EXERCISE TASK: Return each line of the data below verbatim; pictures are to be left out.

AVAILABLE DATA:
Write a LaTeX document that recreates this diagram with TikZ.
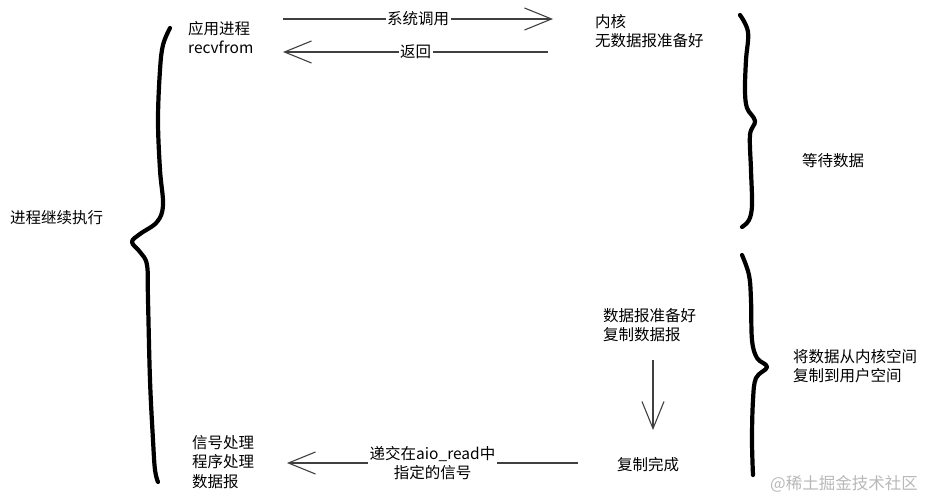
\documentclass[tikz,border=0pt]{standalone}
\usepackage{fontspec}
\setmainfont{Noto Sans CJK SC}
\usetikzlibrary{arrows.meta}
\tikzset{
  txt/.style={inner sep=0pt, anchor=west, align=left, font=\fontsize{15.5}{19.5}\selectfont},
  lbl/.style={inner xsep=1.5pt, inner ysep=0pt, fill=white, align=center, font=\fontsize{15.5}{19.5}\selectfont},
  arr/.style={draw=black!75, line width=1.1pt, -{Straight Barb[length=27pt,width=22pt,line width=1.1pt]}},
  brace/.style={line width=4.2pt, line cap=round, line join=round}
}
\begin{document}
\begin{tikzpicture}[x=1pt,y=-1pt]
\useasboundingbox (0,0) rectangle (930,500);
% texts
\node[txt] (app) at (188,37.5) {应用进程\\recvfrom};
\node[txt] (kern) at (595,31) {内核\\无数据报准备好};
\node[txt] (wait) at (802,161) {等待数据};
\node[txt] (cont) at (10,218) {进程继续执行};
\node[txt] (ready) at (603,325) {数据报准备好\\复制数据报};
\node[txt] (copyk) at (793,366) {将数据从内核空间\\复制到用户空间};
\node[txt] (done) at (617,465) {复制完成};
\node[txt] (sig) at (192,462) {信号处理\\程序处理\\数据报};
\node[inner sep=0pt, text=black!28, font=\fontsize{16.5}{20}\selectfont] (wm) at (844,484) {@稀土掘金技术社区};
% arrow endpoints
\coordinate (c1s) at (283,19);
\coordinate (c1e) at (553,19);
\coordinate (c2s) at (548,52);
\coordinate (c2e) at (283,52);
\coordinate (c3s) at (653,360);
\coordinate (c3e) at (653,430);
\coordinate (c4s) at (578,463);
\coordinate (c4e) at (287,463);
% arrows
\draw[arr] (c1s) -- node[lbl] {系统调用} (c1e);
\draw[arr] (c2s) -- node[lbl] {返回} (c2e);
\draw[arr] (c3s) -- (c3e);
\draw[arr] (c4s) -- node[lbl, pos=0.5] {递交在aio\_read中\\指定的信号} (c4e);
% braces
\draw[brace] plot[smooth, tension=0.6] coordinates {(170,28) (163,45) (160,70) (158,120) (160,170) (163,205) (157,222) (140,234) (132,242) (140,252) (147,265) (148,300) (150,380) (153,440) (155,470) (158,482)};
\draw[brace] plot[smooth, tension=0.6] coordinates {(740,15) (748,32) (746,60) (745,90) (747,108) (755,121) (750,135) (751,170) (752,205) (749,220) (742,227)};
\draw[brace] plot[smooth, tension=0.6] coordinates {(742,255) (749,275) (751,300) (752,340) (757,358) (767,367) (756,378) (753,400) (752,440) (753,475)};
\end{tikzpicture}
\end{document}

FINISHED TASK:
Write a LaTeX document that recreates this diagram with TikZ.
\documentclass[tikz,border=0pt]{standalone}
\usepackage{fontspec}
\setmainfont{Noto Sans CJK SC}
\usetikzlibrary{arrows.meta}
\tikzset{
  txt/.style={inner sep=0pt, anchor=west, align=left, font=\fontsize{15.5}{19.5}\selectfont},
  lbl/.style={inner xsep=1.5pt, inner ysep=0pt, fill=white, align=center, font=\fontsize{15.5}{19.5}\selectfont},
  arr/.style={draw=black!75, line width=1.1pt, -{Straight Barb[length=27pt,width=22pt,line width=1.1pt]}},
  brace/.style={line width=4.2pt, line cap=round, line join=round}
}
\begin{document}
\begin{tikzpicture}[x=1pt,y=-1pt]
\useasboundingbox (0,0) rectangle (930,500);
% texts
\node[txt] (app) at (188,37.5) {应用进程\\recvfrom};
\node[txt] (kern) at (595,31) {内核\\无数据报准备好};
\node[txt] (wait) at (802,161) {等待数据};
\node[txt] (cont) at (10,218) {进程继续执行};
\node[txt] (ready) at (603,325) {数据报准备好\\复制数据报};
\node[txt] (copyk) at (793,366) {将数据从内核空间\\复制到用户空间};
\node[txt] (done) at (617,465) {复制完成};
\node[txt] (sig) at (192,462) {信号处理\\程序处理\\数据报};
\node[inner sep=0pt, text=black!28, font=\fontsize{16.5}{20}\selectfont] (wm) at (844,484) {@稀土掘金技术社区};
% arrow endpoints
\coordinate (c1s) at (283,19);
\coordinate (c1e) at (553,19);
\coordinate (c2s) at (548,52);
\coordinate (c2e) at (283,52);
\coordinate (c3s) at (653,360);
\coordinate (c3e) at (653,430);
\coordinate (c4s) at (578,463);
\coordinate (c4e) at (287,463);
% arrows
\draw[arr] (c1s) -- node[lbl] {系统调用} (c1e);
\draw[arr] (c2s) -- node[lbl] {返回} (c2e);
\draw[arr] (c3s) -- (c3e);
\draw[arr] (c4s) -- node[lbl, pos=0.5] {递交在aio\_read中\\指定的信号} (c4e);
% braces
\draw[brace] plot[smooth, tension=0.6] coordinates {(170,28) (163,45) (160,70) (158,120) (160,170) (163,205) (157,222) (140,234) (132,242) (140,252) (147,265) (148,300) (150,380) (153,440) (155,470) (158,482)};
\draw[brace] plot[smooth, tension=0.6] coordinates {(740,15) (748,32) (746,60) (745,90) (747,108) (755,121) (750,135) (751,170) (752,205) (749,220) (742,227)};
\draw[brace] plot[smooth, tension=0.6] coordinates {(742,255) (749,275) (751,300) (752,340) (757,358) (767,367) (756,378) (753,400) (752,440) (753,475)};
\end{tikzpicture}
\end{document}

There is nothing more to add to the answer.